* _Problem details_: Return the lines below exactly, from the first line to the line that contains "const yTitle = 'epa';". Leave out pictures.

* _Working data_:
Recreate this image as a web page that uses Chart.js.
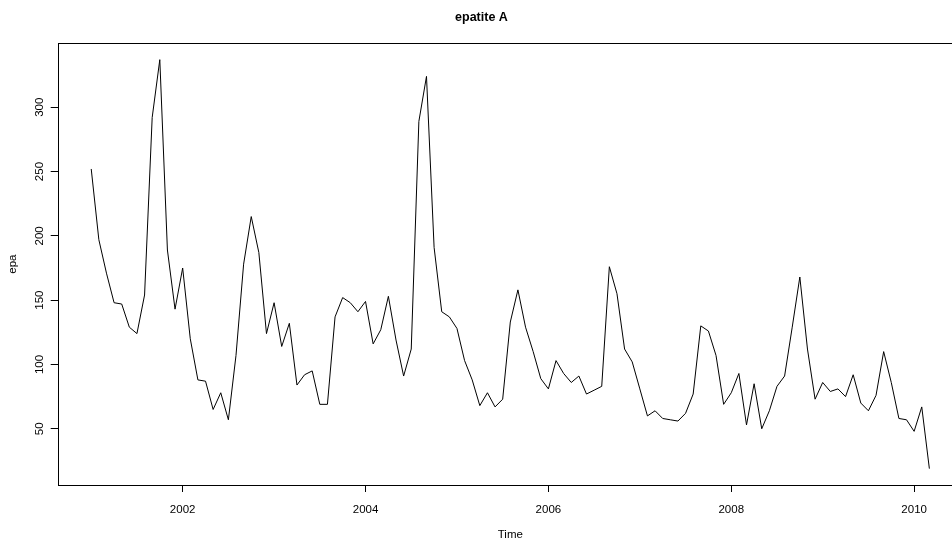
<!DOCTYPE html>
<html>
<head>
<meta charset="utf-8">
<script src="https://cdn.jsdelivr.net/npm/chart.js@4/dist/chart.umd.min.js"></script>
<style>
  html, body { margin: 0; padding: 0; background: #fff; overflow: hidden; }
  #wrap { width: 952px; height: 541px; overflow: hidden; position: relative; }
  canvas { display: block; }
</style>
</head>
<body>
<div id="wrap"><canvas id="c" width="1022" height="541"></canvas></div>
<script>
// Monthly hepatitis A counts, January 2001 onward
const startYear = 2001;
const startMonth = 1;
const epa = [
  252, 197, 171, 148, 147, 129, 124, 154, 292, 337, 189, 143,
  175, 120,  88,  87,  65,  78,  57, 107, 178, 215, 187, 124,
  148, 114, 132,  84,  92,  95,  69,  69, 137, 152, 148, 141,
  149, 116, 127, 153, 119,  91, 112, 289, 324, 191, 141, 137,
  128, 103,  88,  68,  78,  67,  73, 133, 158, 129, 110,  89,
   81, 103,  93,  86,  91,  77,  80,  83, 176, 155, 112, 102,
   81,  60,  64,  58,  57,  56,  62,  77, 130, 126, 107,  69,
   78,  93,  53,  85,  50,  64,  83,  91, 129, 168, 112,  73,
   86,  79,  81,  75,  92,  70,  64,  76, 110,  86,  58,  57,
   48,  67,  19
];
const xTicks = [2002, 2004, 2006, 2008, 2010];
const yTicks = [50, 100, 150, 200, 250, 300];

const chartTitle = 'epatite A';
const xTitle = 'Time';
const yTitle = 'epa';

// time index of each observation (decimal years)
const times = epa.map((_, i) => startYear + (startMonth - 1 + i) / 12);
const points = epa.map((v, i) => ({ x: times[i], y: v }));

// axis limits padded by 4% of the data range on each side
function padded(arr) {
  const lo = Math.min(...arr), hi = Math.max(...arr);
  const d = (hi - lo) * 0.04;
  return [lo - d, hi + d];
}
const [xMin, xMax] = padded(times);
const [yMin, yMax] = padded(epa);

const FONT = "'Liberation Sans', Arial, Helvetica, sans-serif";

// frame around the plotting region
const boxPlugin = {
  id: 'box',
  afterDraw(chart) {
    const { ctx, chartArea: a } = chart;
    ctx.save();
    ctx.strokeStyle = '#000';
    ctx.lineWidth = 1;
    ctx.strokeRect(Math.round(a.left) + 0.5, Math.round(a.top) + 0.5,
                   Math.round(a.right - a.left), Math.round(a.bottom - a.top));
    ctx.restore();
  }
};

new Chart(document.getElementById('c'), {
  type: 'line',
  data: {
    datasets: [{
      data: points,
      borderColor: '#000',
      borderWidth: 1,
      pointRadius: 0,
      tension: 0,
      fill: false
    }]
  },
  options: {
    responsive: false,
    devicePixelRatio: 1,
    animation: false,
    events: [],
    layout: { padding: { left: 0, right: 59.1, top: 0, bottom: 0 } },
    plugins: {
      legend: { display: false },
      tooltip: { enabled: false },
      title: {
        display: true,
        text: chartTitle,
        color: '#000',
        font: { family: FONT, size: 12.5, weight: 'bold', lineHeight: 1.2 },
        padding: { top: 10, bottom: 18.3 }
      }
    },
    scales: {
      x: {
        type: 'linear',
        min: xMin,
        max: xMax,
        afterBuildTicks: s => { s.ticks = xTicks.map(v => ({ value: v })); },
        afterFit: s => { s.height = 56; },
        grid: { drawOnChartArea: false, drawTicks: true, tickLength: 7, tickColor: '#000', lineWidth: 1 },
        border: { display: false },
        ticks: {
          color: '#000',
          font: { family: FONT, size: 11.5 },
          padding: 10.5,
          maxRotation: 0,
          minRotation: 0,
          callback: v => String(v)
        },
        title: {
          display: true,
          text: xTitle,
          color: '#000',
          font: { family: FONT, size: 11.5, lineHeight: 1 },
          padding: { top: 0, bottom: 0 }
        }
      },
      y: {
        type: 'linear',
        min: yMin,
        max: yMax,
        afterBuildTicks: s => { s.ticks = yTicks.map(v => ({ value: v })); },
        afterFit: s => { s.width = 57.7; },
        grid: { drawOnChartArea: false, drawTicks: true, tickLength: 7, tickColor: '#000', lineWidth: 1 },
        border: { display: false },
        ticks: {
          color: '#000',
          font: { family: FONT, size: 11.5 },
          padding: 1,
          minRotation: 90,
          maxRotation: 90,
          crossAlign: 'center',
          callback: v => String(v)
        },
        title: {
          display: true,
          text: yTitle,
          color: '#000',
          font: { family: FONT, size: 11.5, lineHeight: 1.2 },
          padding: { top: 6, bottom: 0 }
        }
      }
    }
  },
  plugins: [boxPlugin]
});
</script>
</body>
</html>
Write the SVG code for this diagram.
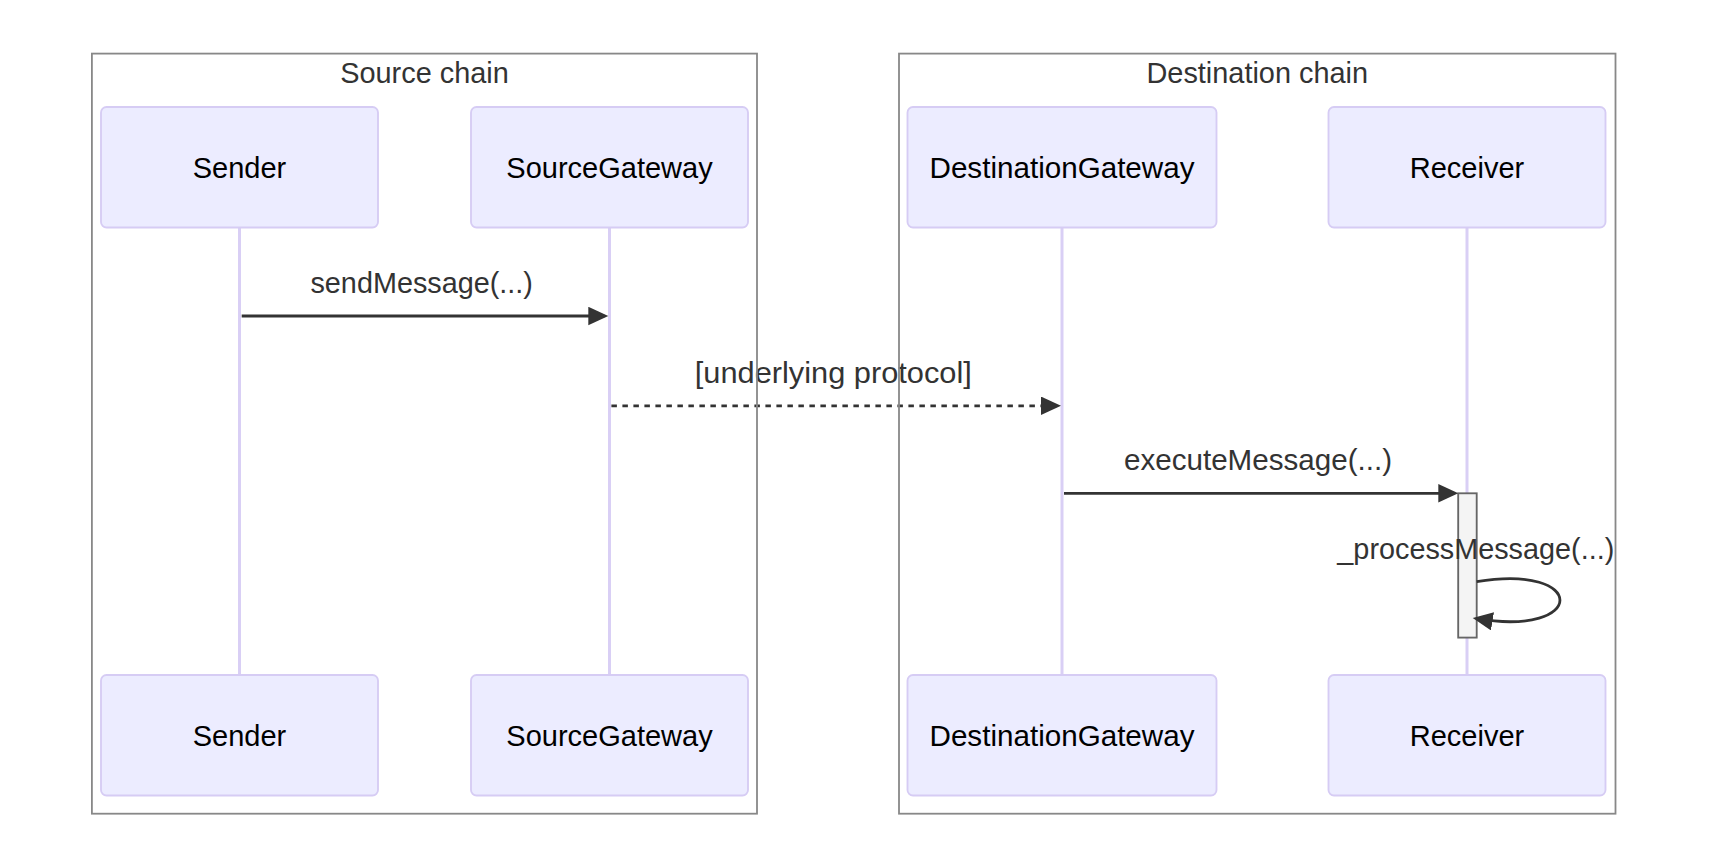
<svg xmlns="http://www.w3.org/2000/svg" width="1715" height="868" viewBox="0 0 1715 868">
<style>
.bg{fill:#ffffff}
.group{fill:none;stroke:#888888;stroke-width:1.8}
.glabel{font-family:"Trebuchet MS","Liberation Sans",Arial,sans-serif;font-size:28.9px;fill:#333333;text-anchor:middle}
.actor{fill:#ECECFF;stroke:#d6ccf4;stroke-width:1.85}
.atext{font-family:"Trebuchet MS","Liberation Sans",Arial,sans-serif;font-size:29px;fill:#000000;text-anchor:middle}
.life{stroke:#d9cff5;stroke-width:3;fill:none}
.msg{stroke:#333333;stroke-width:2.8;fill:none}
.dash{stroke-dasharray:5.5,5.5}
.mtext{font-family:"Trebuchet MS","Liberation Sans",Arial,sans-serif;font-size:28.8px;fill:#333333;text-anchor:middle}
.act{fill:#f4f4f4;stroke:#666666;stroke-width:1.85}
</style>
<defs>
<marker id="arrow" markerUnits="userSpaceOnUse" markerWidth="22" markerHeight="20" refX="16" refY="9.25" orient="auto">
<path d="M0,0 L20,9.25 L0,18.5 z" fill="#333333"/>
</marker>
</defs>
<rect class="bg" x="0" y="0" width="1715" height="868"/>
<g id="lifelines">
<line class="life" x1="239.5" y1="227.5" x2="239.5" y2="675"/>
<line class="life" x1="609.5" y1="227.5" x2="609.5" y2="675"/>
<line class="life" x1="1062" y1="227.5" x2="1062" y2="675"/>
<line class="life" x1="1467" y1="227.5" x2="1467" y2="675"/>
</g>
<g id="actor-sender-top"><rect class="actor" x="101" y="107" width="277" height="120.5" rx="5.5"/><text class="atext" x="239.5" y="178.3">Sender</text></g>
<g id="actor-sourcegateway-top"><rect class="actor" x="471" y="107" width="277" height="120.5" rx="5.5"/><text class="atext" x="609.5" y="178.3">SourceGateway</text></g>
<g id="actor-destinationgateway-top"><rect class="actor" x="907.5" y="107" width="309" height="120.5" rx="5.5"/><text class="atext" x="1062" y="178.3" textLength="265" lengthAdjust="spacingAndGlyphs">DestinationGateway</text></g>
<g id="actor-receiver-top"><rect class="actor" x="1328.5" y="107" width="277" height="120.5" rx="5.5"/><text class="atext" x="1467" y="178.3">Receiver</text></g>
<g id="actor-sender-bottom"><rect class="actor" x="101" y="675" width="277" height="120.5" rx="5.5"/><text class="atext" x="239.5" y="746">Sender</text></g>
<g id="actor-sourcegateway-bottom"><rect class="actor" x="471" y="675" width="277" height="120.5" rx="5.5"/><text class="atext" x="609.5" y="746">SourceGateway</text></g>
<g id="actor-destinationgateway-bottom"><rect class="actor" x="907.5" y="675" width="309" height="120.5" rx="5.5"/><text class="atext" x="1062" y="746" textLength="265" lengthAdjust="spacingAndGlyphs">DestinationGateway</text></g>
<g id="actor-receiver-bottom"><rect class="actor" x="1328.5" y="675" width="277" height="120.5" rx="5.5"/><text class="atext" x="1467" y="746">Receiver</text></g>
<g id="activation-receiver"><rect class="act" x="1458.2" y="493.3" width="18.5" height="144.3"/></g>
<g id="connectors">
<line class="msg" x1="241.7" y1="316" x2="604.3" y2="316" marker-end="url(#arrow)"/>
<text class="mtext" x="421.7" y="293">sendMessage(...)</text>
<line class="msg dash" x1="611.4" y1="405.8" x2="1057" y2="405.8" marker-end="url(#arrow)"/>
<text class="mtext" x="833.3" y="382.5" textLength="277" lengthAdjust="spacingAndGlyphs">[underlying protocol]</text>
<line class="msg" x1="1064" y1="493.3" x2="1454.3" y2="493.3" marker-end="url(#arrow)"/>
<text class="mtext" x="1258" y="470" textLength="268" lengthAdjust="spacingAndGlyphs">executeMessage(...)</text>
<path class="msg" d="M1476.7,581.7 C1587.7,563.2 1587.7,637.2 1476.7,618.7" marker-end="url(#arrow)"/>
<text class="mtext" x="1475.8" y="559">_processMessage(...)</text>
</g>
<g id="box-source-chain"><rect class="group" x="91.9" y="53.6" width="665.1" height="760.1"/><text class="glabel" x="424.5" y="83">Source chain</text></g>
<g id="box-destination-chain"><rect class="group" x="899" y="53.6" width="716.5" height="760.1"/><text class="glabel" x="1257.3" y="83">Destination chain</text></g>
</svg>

* _Result of this exercise_:
Recreate this image as a web page that uses Chart.js.
<!DOCTYPE html>
<html>
<head>
<meta charset="utf-8">
<script src="https://cdn.jsdelivr.net/npm/chart.js@4/dist/chart.umd.min.js"></script>
<style>
  html, body { margin: 0; padding: 0; background: #fff; overflow: hidden; }
  #wrap { width: 952px; height: 541px; overflow: hidden; position: relative; }
  canvas { display: block; }
</style>
</head>
<body>
<div id="wrap"><canvas id="c" width="1022" height="541"></canvas></div>
<script>
// Monthly hepatitis A counts, January 2001 onward
const startYear = 2001;
const startMonth = 1;
const epa = [
  252, 197, 171, 148, 147, 129, 124, 154, 292, 337, 189, 143,
  175, 120,  88,  87,  65,  78,  57, 107, 178, 215, 187, 124,
  148, 114, 132,  84,  92,  95,  69,  69, 137, 152, 148, 141,
  149, 116, 127, 153, 119,  91, 112, 289, 324, 191, 141, 137,
  128, 103,  88,  68,  78,  67,  73, 133, 158, 129, 110,  89,
   81, 103,  93,  86,  91,  77,  80,  83, 176, 155, 112, 102,
   81,  60,  64,  58,  57,  56,  62,  77, 130, 126, 107,  69,
   78,  93,  53,  85,  50,  64,  83,  91, 129, 168, 112,  73,
   86,  79,  81,  75,  92,  70,  64,  76, 110,  86,  58,  57,
   48,  67,  19
];
const xTicks = [2002, 2004, 2006, 2008, 2010];
const yTicks = [50, 100, 150, 200, 250, 300];

const chartTitle = 'epatite A';
const xTitle = 'Time';
const yTitle = 'epa';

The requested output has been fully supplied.